Mais contre toute attente, c’est le même chef de l’Etat, soucieux de l’affectation judicieuse des deniers publics, qui pousse les partisans du Sénat burkinabé à la roue. « Un Sénat peut parfaitement se comprendre dans une démocratie ».
« M’enfin, de qui se moque Macky Sall ?» serait-on tenté de se demander.
Mais on ne peut comprendre l’hôte de marque, flanqué de son amphitryon Blaise Compaoré, lors de la conférence de presse. Il ne pouvait que tenir des propos politiquement corrects. Il n’allait quand même pas froisser ou agacer celui qui venait de lui offrir gîte et couvert.
Mais le maître des lieux n’étant pas dupe, il devait se dire que c’était là un discours diplomatique auquel son auteur lui-même ne croit guère. Lui qui a mis fin à l’expérience ruineuse du bicaméralisme dans son pays.
On ne cessera de le répéter, c’est moins l’importance, dans l’absolu, d’un Sénat dans l’armature institutionnelle que son opportunité qui pose problème.

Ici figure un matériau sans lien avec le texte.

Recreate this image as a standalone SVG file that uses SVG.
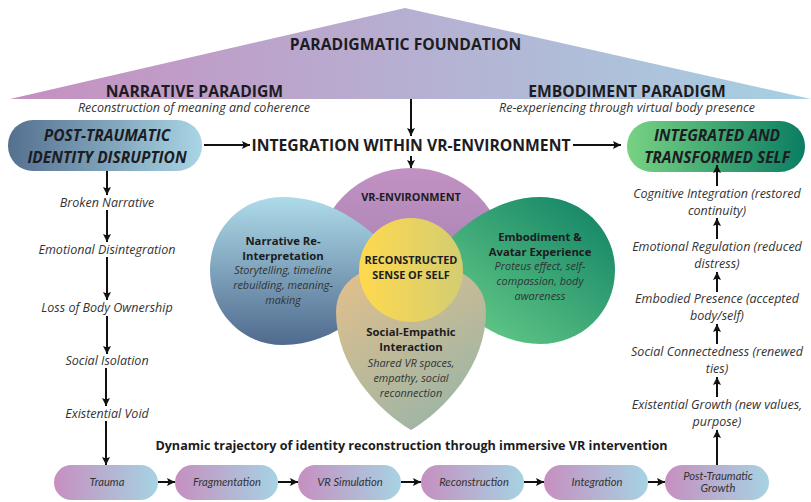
<svg xmlns="http://www.w3.org/2000/svg" width="811" height="502" viewBox="0 0 811 502">
<style>
text{font-family:"Open Sans","Noto Sans","Liberation Sans",sans-serif;text-anchor:middle;fill:#1c1c22}
.h{font-weight:700;font-size:15.7px}
.sub{font-style:italic;font-size:12.5px;fill:#333}
.pill{font-style:italic;font-weight:700;font-size:15.5px}
.step{font-style:italic;font-size:12.5px;fill:#333}
.b{font-weight:700;font-size:11.3px}
.i{font-style:italic;font-size:10.9px;fill:#333}
.lab{font-weight:700;font-size:10.9px}
.cap{font-weight:700;font-size:12.6px}
.t{font-family:Lato,"Open Sans",sans-serif;font-style:italic;font-size:11.2px;fill:#333}
.c line{stroke:#111;stroke-width:2}
.ar{marker-end:url(#a)}
.st{fill:url(#gs)}
</style>
<defs>
<marker id="a" markerUnits="userSpaceOnUse" markerWidth="10" markerHeight="10" refX="8" refY="4" orient="auto"><path d="M0,0L8,4L0,8L1.5,4Z" fill="#111"/></marker>
<linearGradient id="gt" x1="0" x2="1" y1="0" y2="0"><stop offset="0" stop-color="#c68fc0"/><stop offset="1" stop-color="#a6d0e2"/></linearGradient>
<linearGradient id="gl" x1="0" x2="1" y1="0" y2="0"><stop offset="0" stop-color="#54708f"/><stop offset="1" stop-color="#a9d5e4"/></linearGradient>
<linearGradient id="gr" x1="0" x2="1" y1="0" y2="0"><stop offset="0" stop-color="#78d283"/><stop offset="1" stop-color="#0a7d62"/></linearGradient>
<linearGradient id="gs" x1="0" x2="1" y1="0" y2="0"><stop offset="0" stop-color="#c68fc0"/><stop offset="1" stop-color="#a6d3e3"/></linearGradient>
<linearGradient id="gn" x1="0" x2="0" y1="0" y2="1"><stop offset="0" stop-color="#aedbe9"/><stop offset="1" stop-color="#4f6a8e"/></linearGradient>
<linearGradient id="gv" x1="0" x2="0" y1="0" y2="1"><stop offset="0" stop-color="#c191c2"/><stop offset="1" stop-color="#937aa8"/></linearGradient>
<linearGradient id="ge" x1="1" x2="0" y1="0" y2="1"><stop offset="0" stop-color="#0d7f64"/><stop offset="1" stop-color="#72d58c"/></linearGradient>
<linearGradient id="gp" x1="0.2" x2="0.8" y1="0" y2="1"><stop offset="0" stop-color="#e0bf8c"/><stop offset="1" stop-color="#98b4a8"/></linearGradient>
<linearGradient id="gc" x1="0" x2="1" y1="0" y2="0"><stop offset="0" stop-color="#ffd94e"/><stop offset="1" stop-color="#d3cd72"/></linearGradient>
</defs>

<g id="foundation">
<path d="M405,8L811,99H10Z" fill="url(#gt)"/>
<text class="h" x="405.5" y="50">PARADIGMATIC FOUNDATION</text>
<text class="h" x="194.5" y="96.5">NARRATIVE PARADIGM</text>
<text class="sub" x="194" y="112">Reconstruction of meaning and coherence</text>
<text class="h" x="627" y="96.5">EMBODIMENT PARADIGM</text>
<text class="sub" x="627" y="112">Re-experiencing through virtual body presence</text>
</g>
<g id="disruption">
<rect x="8" y="120" width="194" height="51" rx="25" fill="url(#gl)"/>
<text class="pill" x="107" y="140.5">POST-TRAUMATIC</text>
<text class="pill" x="107" y="162.5">IDENTITY DISRUPTION</text>
</g>
<g id="integrated">
<rect x="627" y="121" width="178" height="51" rx="25" fill="url(#gr)"/>
<text class="pill" x="717" y="141">INTEGRATED AND</text>
<text class="pill" x="717" y="163">TRANSFORMED SELF</text>
</g>
<g id="integration"><text class="h" x="411" y="151">INTEGRATION WITHIN VR-ENVIRONMENT</text></g>

<g id="vr-environment">
<circle cx="411" cy="263" r="95" fill="url(#gv)"/>
<text class="lab" x="411" y="201">VR-ENVIRONMENT</text>
</g>
<g id="embodiment">
<path d="M540,197C582,197 615,230 615,270C615,312 582,344 540,344C495,344 455,310 425,270C450,230 495,197 540,197Z" fill="url(#ge)"/>
<text class="b" x="540" y="241">Embodiment &amp;</text>
<text class="b" x="540" y="256">Avatar Experience</text>
<text class="i" x="540" y="270">Proteus effect, self-</text>
<text class="i" x="540" y="285">compassion, body</text>
<text class="i" x="540" y="300">awareness</text>
</g>
<g id="narrative">
<path d="M283,197C330,197 370,225 400,262C380,305 335,345 283,345C240,345 210,310 210,270C210,230 240,197 283,197Z" fill="url(#gn)"/>
<text class="b" x="283" y="245">Narrative Re-</text>
<text class="b" x="283" y="260">Interpretation</text>
<text class="i" x="283" y="274">Storytelling, timeline</text>
<text class="i" x="283" y="289">rebuilding, meaning-</text>
<text class="i" x="283" y="304">making</text>
</g>
<g id="social">
<path d="M411,262C455,262 486,280 486,312C486,365 445,410 411,430C377,410 336,365 336,312C336,280 367,262 411,262Z" fill="url(#gp)"/>
<text class="b" x="411" y="336">Social-Empathic</text>
<text class="b" x="411" y="351">Interaction</text>
<text class="i" x="411" y="367">Shared VR spaces,</text>
<text class="i" x="411" y="382">empathy, social</text>
<text class="i" x="411" y="397">reconnection</text>
</g>
<g id="self">
<circle cx="411" cy="270" r="52" fill="url(#gc)"/>
<text class="lab" x="411" y="263.5">RECONSTRUCTED</text>
<text class="lab" x="411" y="279">SENSE OF SELF</text>
</g>

<g id="left-steps">
<text class="step" x="107" y="206.5">Broken Narrative</text>
<text class="step" x="107" y="253.5">Emotional Disintegration</text>
<text class="step" x="107" y="312">Loss of Body Ownership</text>
<text class="step" x="107" y="365">Social Isolation</text>
<text class="step" x="107" y="417.5">Existential Void</text>
</g>
<g id="right-steps">
<text class="step" x="717" y="198">Cognitive Integration (restored</text>
<text class="step" x="717" y="215">continuity)</text>
<text class="step" x="717" y="250.5">Emotional Regulation (reduced</text>
<text class="step" x="717" y="268">distress)</text>
<text class="step" x="717" y="303">Embodied Presence (accepted</text>
<text class="step" x="717" y="320">body/self)</text>
<text class="step" x="717" y="356">Social Connectedness (renewed</text>
<text class="step" x="717" y="373">ties)</text>
<text class="step" x="717" y="408.5">Existential Growth (new values,</text>
<text class="step" x="717" y="425.5">purpose)</text>
</g>
<g id="caption"><text class="cap" x="411.5" y="450">Dynamic trajectory of identity reconstruction through immersive VR intervention</text></g>

<g id="s-trauma"><rect class="st" x="54" y="465" width="104" height="35" rx="17.5"/><text class="t" x="107" y="486">Trauma</text></g>
<g id="s-fragmentation"><rect class="st" x="175" y="465" width="103" height="35" rx="17.5"/><text class="t" x="227" y="486">Fragmentation</text></g>
<g id="s-simulation"><rect class="st" x="298" y="465" width="103" height="35" rx="17.5"/><text class="t" x="350" y="486">VR Simulation</text></g>
<g id="s-reconstruction"><rect class="st" x="421" y="465" width="103" height="35" rx="17.5"/><text class="t" x="474" y="486">Reconstruction</text></g>
<g id="s-integration"><rect class="st" x="544" y="465" width="104" height="35" rx="17.5"/><text class="t" x="597" y="486">Integration</text></g>
<g id="s-growth"><rect class="st" x="665" y="465" width="104" height="35" rx="17.5"/><text class="t" x="718" y="480">Post-Traumatic</text><text class="t" x="718" y="492">Growth</text></g>

<g id="connectors" class="c">
<line class="ar" x1="411" y1="99" x2="411" y2="136"/>
<line class="ar" x1="411" y1="156" x2="411" y2="168"/>
<line class="ar" x1="204" y1="145" x2="250" y2="145"/>
<line class="ar" x1="573" y1="145" x2="621" y2="145"/>
<line class="ar" x1="107" y1="171" x2="107" y2="195"/>
<line class="ar" x1="107" y1="210" x2="107" y2="242"/>
<line class="ar" x1="107" y1="257" x2="107" y2="300"/>
<line class="ar" x1="107" y1="316" x2="107" y2="354"/>
<line class="ar" x1="106" y1="368" x2="106" y2="406"/>
<line class="ar" x1="106" y1="421" x2="106" y2="465"/>
<line class="ar" x1="717" y1="465" x2="717" y2="430"/>
<line class="ar" x1="717" y1="397" x2="717" y2="377"/>
<line class="ar" x1="717" y1="344" x2="717" y2="324"/>
<line class="ar" x1="717" y1="292" x2="717" y2="272"/>
<line class="ar" x1="717" y1="239" x2="717" y2="218"/>
<line class="ar" x1="717" y1="186" x2="717" y2="165"/>
<line class="ar" x1="158" y1="482" x2="175" y2="482"/>
<line class="ar" x1="278" y1="482" x2="298" y2="482"/>
<line class="ar" x1="401" y1="482" x2="421" y2="482"/>
<line class="ar" x1="524" y1="482" x2="544" y2="482"/>
<line class="ar" x1="648" y1="482" x2="665" y2="482"/>
</g>
</svg>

Quand on convoque l’exposé des motifs, on ne peut que se demander quel miracle économique notre pays a opéré, en l’espace de dix ans, pour ressusciter une institution naguère jugée budgétivore.
C’est vrai que dans certains milieux, plus qu’un thème de campagne politique, le Burkina Faso est un pays émergent. Même si on n’en voit pas la réalité.
Mais plus sérieusement, aussi bien du point de vue raffinement démocratique que de la solidité économique, on ne voit pas en quoi notre pays est mieux que le Sénégal pour se payer le luxe de dépenses superflues pour assouvir on ne sait quels desseins cachés.
On imagine que dans le secret de l’avion qui l’a ramené, Macky Sall devait rire sous cape de sa déclaration sur le Sénat burkinabé. Et Blaise devait, lui, mourir de rires des facéties de circonstance de son visiteur.
Comme quoi, la comédie se joue parfois dans la cour des grands, entre grands. Un moyen peut-être « d’éviter d’être au sérieux, pour mieux prendre au sérieux les choses vraiment sérieuses ».